**ROWS:**
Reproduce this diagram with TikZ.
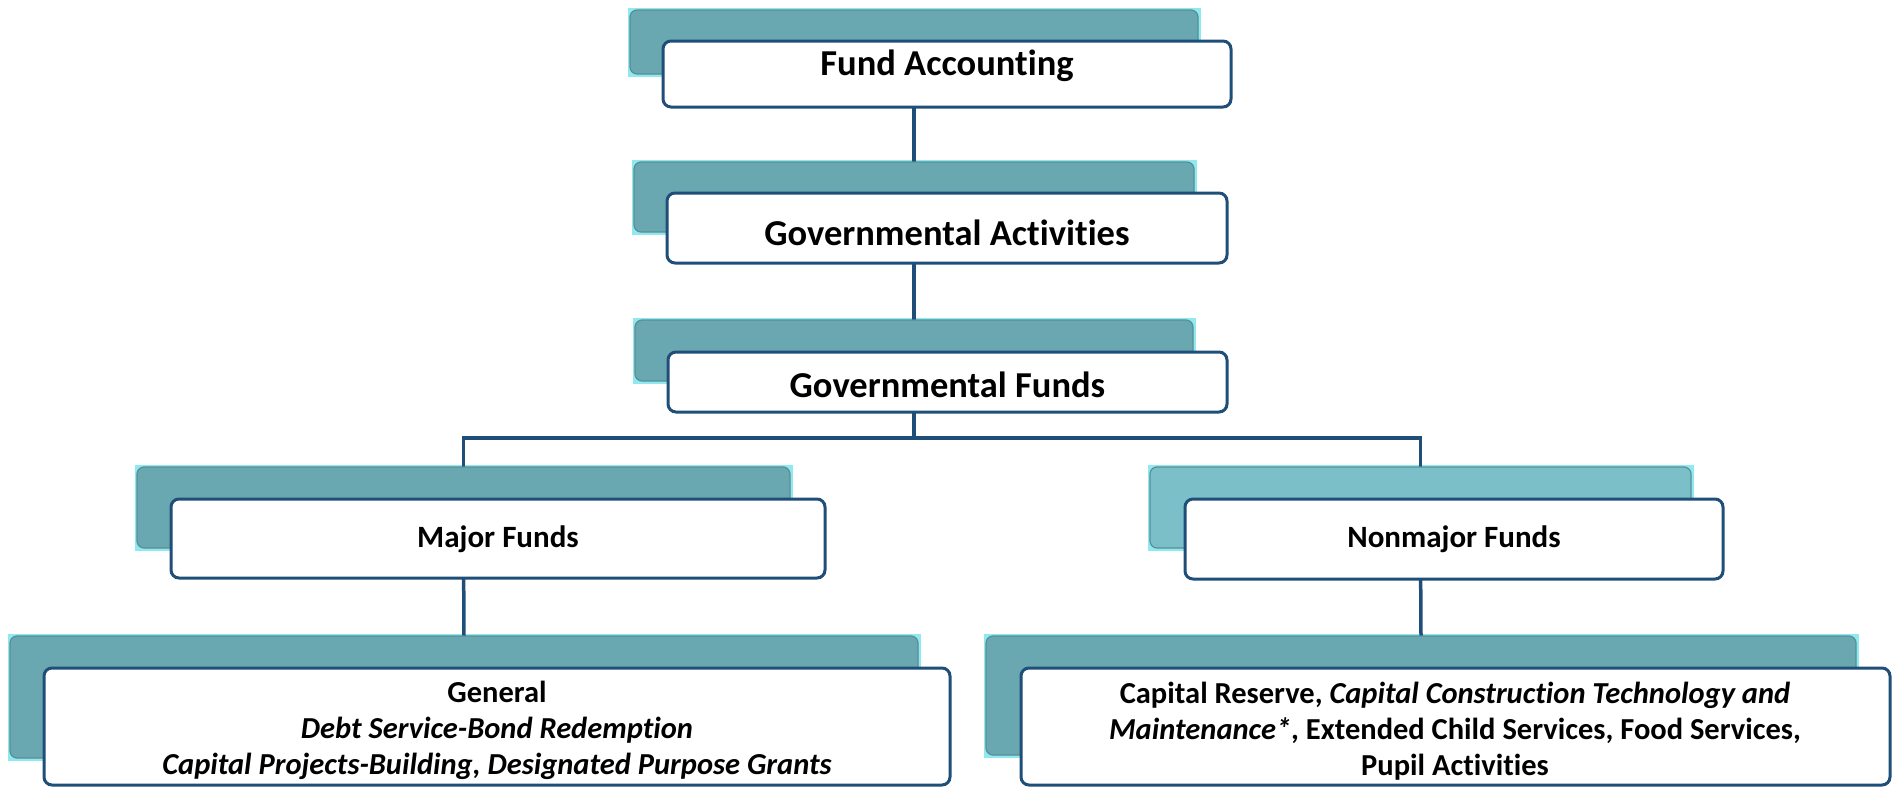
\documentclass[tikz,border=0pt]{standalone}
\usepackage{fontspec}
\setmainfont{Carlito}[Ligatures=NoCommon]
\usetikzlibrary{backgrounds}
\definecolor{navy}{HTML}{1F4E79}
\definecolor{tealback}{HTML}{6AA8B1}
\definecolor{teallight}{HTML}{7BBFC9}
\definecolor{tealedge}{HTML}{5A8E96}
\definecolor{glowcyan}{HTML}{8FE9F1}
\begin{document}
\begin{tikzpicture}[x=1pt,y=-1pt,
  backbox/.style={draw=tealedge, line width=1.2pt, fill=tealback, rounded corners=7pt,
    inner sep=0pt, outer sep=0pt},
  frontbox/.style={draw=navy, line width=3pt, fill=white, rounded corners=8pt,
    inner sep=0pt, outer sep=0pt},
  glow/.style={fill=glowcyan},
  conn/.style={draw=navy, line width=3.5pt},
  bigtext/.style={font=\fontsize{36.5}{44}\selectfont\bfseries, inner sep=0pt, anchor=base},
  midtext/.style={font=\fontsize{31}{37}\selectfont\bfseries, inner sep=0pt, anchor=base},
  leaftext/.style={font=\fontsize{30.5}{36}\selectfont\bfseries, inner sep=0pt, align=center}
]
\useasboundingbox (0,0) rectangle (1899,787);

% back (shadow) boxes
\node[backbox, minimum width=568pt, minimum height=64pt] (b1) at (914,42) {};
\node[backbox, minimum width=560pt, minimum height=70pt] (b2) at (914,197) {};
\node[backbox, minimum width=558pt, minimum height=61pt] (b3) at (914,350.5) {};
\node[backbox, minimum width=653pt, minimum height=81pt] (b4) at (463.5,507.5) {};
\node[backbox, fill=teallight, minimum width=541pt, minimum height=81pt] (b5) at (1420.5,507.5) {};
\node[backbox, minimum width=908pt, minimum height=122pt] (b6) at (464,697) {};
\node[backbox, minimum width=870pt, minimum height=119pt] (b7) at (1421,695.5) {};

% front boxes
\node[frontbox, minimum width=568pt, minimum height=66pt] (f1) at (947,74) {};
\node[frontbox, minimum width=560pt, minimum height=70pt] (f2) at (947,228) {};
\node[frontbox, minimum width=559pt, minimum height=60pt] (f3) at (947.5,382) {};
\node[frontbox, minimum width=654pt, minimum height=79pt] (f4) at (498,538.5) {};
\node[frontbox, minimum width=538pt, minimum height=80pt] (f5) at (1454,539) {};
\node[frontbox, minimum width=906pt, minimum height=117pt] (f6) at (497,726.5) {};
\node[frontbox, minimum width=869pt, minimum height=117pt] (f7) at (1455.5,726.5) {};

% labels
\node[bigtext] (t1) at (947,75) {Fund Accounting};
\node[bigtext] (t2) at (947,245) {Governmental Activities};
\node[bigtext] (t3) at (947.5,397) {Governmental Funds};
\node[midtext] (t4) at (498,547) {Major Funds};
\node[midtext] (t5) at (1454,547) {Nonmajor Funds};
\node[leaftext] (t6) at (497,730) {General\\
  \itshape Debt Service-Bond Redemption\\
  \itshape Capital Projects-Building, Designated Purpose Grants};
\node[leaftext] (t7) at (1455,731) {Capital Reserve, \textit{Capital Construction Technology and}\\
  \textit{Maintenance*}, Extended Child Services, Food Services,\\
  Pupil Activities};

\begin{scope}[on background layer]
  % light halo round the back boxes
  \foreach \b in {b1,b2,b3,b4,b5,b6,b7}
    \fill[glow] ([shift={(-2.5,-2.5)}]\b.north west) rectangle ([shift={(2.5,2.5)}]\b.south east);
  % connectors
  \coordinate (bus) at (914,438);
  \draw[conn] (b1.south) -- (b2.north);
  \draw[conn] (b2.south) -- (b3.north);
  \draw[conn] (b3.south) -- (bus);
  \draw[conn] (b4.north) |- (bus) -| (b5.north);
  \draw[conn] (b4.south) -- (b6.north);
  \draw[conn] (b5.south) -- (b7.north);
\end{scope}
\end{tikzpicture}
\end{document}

...

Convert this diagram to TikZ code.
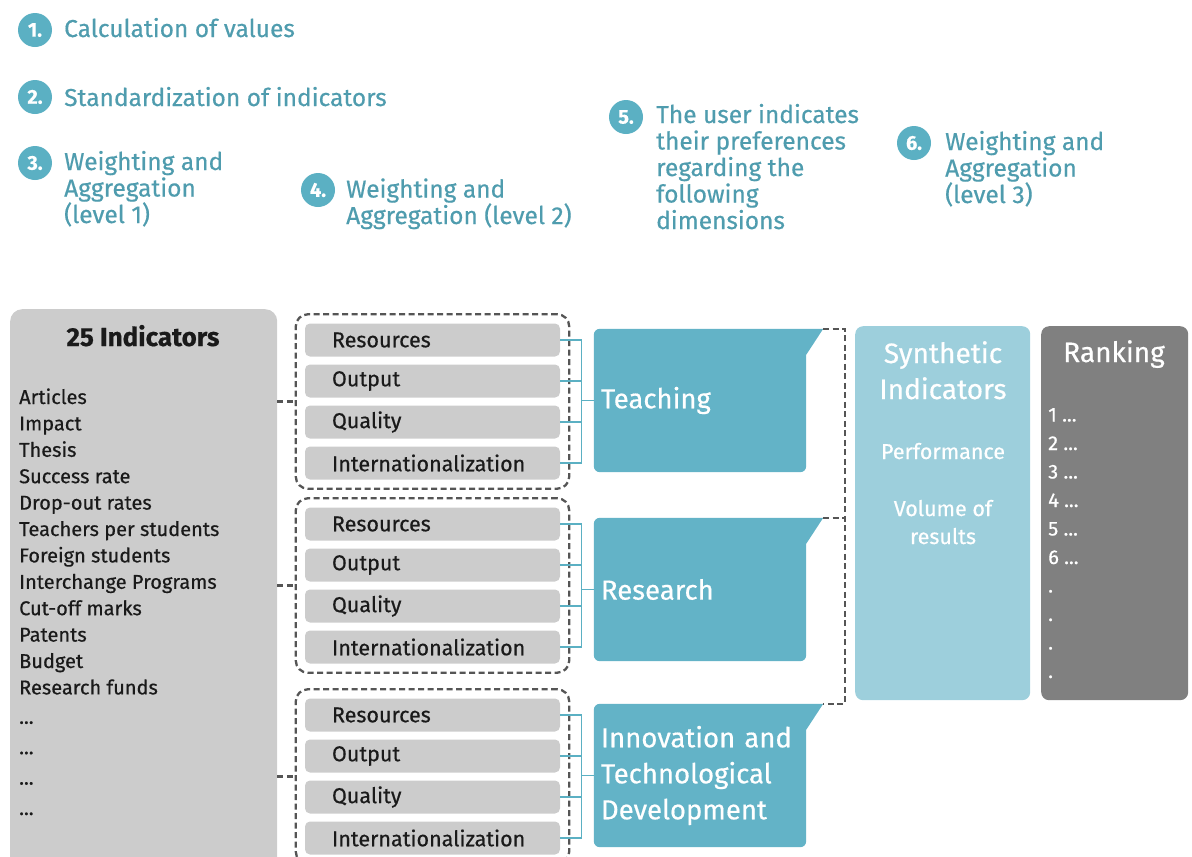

==

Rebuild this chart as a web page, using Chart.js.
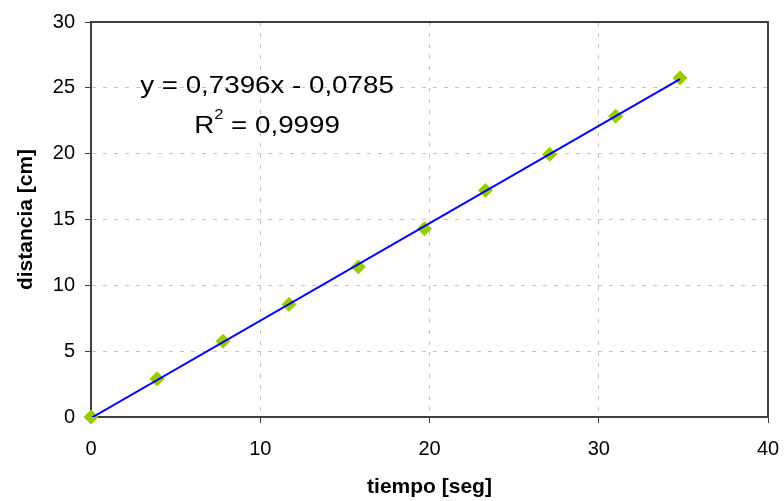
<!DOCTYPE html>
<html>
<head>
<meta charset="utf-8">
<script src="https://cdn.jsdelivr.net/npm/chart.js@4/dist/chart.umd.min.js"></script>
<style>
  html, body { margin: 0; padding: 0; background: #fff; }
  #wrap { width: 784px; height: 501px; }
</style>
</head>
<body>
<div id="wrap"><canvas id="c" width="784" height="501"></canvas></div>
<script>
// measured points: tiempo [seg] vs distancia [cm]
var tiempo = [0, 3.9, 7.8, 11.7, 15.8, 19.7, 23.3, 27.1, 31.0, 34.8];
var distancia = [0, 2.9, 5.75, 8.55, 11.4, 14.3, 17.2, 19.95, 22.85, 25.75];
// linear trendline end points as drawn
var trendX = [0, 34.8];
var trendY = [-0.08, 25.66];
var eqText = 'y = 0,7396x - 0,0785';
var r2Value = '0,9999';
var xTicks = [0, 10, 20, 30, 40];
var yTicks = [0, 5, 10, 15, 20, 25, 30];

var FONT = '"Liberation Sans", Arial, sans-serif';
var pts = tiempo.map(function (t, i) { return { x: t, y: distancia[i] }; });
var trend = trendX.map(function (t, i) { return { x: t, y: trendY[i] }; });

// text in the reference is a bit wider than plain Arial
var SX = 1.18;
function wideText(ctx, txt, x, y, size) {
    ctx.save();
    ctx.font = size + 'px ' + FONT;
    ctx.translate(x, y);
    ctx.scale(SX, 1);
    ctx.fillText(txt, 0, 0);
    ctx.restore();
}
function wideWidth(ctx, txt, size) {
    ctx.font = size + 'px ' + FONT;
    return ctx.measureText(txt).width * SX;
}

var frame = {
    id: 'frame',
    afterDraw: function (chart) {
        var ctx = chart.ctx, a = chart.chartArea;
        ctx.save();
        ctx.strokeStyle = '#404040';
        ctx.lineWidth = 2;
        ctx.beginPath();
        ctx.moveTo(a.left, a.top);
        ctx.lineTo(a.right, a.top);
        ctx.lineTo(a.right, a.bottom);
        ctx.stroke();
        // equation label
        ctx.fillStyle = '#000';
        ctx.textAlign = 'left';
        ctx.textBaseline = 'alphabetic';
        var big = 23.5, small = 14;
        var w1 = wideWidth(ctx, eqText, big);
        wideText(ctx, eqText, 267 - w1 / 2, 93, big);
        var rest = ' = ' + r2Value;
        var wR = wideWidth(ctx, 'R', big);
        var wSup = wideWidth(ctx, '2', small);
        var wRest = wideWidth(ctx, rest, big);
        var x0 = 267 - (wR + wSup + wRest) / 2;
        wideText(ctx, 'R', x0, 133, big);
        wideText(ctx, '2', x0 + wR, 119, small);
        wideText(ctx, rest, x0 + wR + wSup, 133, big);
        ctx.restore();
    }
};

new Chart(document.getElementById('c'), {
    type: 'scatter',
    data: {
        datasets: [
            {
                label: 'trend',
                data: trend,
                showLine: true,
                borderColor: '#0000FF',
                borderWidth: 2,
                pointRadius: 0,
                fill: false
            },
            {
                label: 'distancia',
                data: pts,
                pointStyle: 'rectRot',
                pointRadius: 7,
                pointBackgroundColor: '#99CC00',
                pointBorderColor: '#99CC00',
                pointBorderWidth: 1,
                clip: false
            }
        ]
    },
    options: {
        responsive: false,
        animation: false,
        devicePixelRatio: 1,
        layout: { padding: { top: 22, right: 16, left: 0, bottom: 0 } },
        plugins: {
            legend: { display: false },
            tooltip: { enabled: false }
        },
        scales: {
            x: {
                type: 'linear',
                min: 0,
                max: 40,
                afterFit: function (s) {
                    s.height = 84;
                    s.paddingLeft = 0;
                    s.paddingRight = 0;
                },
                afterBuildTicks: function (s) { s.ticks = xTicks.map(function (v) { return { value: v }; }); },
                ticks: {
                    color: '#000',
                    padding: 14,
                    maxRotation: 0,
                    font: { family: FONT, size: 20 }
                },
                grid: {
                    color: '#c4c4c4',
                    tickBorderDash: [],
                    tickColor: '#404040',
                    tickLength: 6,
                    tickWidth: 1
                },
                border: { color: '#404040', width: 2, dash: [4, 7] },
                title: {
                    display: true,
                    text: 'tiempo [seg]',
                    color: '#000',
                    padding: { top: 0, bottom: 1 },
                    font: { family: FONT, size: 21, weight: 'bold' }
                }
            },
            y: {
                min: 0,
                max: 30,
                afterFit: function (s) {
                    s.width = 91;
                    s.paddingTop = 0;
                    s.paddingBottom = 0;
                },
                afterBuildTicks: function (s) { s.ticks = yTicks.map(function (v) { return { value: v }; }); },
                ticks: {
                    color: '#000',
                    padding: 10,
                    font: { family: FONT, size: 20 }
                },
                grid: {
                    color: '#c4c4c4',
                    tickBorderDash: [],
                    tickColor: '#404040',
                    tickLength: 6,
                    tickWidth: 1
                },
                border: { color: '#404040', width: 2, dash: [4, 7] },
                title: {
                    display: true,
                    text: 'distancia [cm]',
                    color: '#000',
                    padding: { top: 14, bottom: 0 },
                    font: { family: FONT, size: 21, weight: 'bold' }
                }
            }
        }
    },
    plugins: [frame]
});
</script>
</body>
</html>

**REQUIRED WORK:**
Repeat only the lines from the one with "Reproduce this diagram with TikZ." down to the one with "minimum width=869pt, minimum", word for word and both included, and leave the pictures out.

**SOLUTION TO THE PROBLEM:**
Reproduce this diagram with TikZ.
\documentclass[tikz,border=0pt]{standalone}
\usepackage{fontspec}
\setmainfont{Carlito}[Ligatures=NoCommon]
\usetikzlibrary{backgrounds}
\definecolor{navy}{HTML}{1F4E79}
\definecolor{tealback}{HTML}{6AA8B1}
\definecolor{teallight}{HTML}{7BBFC9}
\definecolor{tealedge}{HTML}{5A8E96}
\definecolor{glowcyan}{HTML}{8FE9F1}
\begin{document}
\begin{tikzpicture}[x=1pt,y=-1pt,
  backbox/.style={draw=tealedge, line width=1.2pt, fill=tealback, rounded corners=7pt,
    inner sep=0pt, outer sep=0pt},
  frontbox/.style={draw=navy, line width=3pt, fill=white, rounded corners=8pt,
    inner sep=0pt, outer sep=0pt},
  glow/.style={fill=glowcyan},
  conn/.style={draw=navy, line width=3.5pt},
  bigtext/.style={font=\fontsize{36.5}{44}\selectfont\bfseries, inner sep=0pt, anchor=base},
  midtext/.style={font=\fontsize{31}{37}\selectfont\bfseries, inner sep=0pt, anchor=base},
  leaftext/.style={font=\fontsize{30.5}{36}\selectfont\bfseries, inner sep=0pt, align=center}
]
\useasboundingbox (0,0) rectangle (1899,787);

% back (shadow) boxes
\node[backbox, minimum width=568pt, minimum height=64pt] (b1) at (914,42) {};
\node[backbox, minimum width=560pt, minimum height=70pt] (b2) at (914,197) {};
\node[backbox, minimum width=558pt, minimum height=61pt] (b3) at (914,350.5) {};
\node[backbox, minimum width=653pt, minimum height=81pt] (b4) at (463.5,507.5) {};
\node[backbox, fill=teallight, minimum width=541pt, minimum height=81pt] (b5) at (1420.5,507.5) {};
\node[backbox, minimum width=908pt, minimum height=122pt] (b6) at (464,697) {};
\node[backbox, minimum width=870pt, minimum height=119pt] (b7) at (1421,695.5) {};

% front boxes
\node[frontbox, minimum width=568pt, minimum height=66pt] (f1) at (947,74) {};
\node[frontbox, minimum width=560pt, minimum height=70pt] (f2) at (947,228) {};
\node[frontbox, minimum width=559pt, minimum height=60pt] (f3) at (947.5,382) {};
\node[frontbox, minimum width=654pt, minimum height=79pt] (f4) at (498,538.5) {};
\node[frontbox, minimum width=538pt, minimum height=80pt] (f5) at (1454,539) {};
\node[frontbox, minimum width=906pt, minimum height=117pt] (f6) at (497,726.5) {};
\node[frontbox, minimum width=869pt, minimum height=117pt] (f7) at (1455.5,726.5) {};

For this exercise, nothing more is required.